* [STATED GOAL] With pictures left out, extract every line between the start of the records below and the line holding "1300000, 1400000, 1500000]", inclusive.

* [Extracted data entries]

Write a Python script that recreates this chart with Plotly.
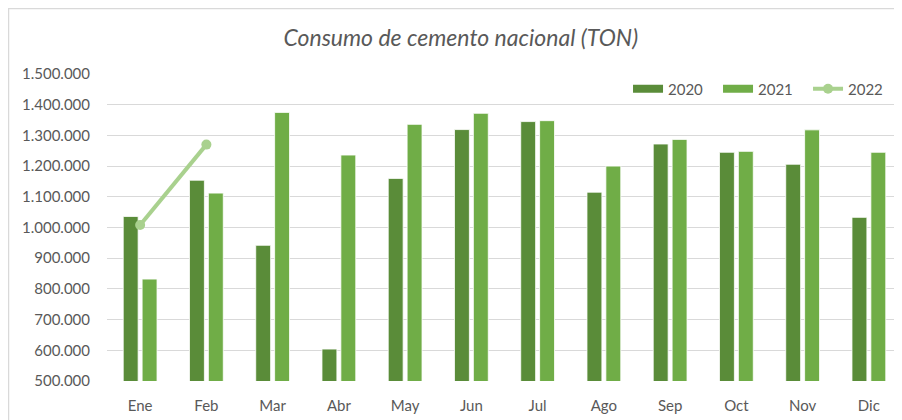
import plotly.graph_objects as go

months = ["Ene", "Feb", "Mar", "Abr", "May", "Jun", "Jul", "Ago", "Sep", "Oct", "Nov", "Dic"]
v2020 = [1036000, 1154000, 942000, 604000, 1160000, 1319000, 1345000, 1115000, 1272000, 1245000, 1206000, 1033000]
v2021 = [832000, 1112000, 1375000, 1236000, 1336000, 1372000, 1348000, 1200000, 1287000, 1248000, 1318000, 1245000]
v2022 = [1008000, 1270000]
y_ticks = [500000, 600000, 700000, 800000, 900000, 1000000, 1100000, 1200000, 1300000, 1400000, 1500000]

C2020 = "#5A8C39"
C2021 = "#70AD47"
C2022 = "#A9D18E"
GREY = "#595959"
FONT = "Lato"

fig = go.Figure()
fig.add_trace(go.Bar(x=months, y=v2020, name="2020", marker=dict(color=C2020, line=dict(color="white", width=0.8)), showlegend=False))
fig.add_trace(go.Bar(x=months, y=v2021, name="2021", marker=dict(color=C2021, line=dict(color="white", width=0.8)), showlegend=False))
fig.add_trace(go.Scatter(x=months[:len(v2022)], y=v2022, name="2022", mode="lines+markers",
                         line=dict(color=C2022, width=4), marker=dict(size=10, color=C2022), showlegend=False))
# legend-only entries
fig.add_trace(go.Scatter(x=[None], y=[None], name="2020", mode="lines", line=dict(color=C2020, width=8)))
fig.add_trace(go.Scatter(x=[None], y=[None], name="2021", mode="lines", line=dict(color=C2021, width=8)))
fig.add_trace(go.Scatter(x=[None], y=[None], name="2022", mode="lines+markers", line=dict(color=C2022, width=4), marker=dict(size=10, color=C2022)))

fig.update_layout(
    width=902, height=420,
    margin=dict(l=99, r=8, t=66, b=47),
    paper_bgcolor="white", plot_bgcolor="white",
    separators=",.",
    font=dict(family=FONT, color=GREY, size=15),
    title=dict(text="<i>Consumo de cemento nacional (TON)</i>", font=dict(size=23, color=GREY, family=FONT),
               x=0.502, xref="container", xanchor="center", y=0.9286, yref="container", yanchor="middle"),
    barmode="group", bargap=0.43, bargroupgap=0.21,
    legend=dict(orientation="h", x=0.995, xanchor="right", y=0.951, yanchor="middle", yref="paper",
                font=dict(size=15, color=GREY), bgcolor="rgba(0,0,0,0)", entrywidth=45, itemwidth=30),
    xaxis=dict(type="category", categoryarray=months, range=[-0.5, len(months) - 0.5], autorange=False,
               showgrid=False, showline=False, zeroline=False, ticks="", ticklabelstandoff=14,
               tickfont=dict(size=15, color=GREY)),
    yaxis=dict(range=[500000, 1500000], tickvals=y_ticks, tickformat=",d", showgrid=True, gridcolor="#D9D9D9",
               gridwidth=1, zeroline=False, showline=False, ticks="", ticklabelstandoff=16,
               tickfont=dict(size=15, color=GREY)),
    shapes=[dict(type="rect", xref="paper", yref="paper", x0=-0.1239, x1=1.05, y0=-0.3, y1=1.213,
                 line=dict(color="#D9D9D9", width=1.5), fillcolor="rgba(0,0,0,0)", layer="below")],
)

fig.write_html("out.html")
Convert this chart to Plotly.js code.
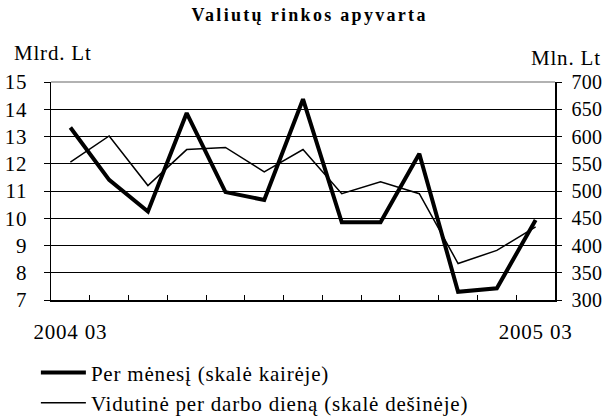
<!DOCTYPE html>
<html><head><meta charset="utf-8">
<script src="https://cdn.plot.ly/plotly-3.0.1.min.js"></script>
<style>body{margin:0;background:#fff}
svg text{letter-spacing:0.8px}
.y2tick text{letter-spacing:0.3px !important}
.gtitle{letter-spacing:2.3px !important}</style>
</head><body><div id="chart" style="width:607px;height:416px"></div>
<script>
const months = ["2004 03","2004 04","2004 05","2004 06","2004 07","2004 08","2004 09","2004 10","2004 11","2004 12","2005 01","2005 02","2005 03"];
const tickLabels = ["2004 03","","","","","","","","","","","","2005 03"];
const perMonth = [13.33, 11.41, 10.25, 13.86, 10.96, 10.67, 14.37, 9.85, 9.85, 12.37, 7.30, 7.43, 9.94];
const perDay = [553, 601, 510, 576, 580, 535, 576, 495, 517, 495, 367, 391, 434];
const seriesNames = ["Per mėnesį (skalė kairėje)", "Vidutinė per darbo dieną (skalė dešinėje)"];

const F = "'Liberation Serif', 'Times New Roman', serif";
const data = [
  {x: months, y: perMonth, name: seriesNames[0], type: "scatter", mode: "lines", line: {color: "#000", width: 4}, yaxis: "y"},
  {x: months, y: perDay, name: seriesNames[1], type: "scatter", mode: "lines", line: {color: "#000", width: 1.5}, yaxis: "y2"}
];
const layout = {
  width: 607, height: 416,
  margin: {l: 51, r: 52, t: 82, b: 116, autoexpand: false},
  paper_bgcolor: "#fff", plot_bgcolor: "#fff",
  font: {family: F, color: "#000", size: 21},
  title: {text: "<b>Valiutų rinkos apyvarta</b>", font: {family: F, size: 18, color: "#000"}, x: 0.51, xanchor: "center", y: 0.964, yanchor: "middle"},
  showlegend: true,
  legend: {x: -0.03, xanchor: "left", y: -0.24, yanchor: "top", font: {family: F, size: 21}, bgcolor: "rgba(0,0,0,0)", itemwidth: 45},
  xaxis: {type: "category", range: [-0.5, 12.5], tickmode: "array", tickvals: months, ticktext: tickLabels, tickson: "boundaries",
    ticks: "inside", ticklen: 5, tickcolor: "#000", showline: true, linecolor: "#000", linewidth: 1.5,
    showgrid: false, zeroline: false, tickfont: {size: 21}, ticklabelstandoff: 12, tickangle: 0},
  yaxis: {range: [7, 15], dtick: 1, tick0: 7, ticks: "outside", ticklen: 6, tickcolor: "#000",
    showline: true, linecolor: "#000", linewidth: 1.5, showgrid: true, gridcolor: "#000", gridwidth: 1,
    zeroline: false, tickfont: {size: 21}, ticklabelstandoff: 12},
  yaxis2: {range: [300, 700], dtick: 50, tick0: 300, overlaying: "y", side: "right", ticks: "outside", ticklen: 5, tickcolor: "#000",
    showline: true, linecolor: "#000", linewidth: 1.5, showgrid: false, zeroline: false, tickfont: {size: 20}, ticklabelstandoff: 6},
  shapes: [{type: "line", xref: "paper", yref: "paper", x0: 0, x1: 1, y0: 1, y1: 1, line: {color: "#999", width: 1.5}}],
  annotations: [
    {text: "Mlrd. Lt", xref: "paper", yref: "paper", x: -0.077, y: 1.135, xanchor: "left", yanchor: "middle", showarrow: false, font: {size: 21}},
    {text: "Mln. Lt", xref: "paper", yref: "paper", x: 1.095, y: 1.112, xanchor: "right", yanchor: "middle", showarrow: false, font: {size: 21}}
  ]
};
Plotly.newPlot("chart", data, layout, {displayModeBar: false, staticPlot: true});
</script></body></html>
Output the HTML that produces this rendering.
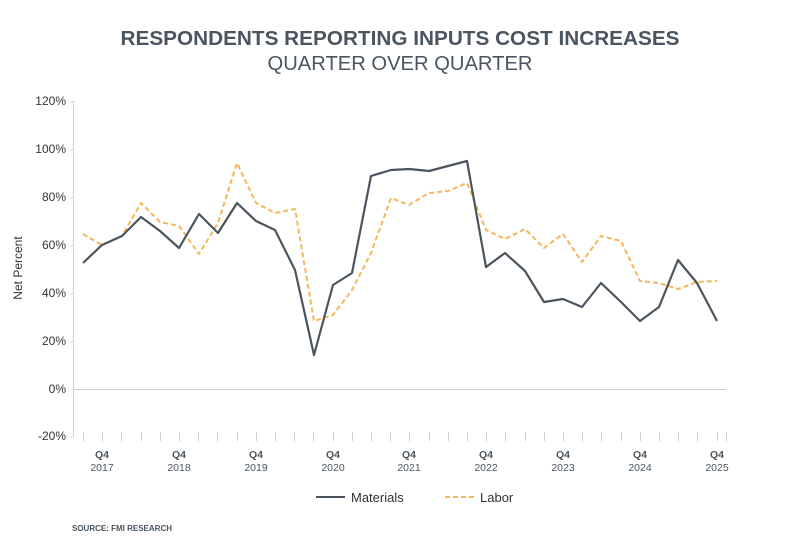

* [TASK RESPONSE]
Write a Python script that recreates this chart with Plotly.
import plotly.graph_objects as go

months = ["Ene", "Feb", "Mar", "Abr", "May", "Jun", "Jul", "Ago", "Sep", "Oct", "Nov", "Dic"]
v2020 = [1036000, 1154000, 942000, 604000, 1160000, 1319000, 1345000, 1115000, 1272000, 1245000, 1206000, 1033000]
v2021 = [832000, 1112000, 1375000, 1236000, 1336000, 1372000, 1348000, 1200000, 1287000, 1248000, 1318000, 1245000]
v2022 = [1008000, 1270000]
y_ticks = [500000, 600000, 700000, 800000, 900000, 1000000, 1100000, 1200000, 1300000, 1400000, 1500000]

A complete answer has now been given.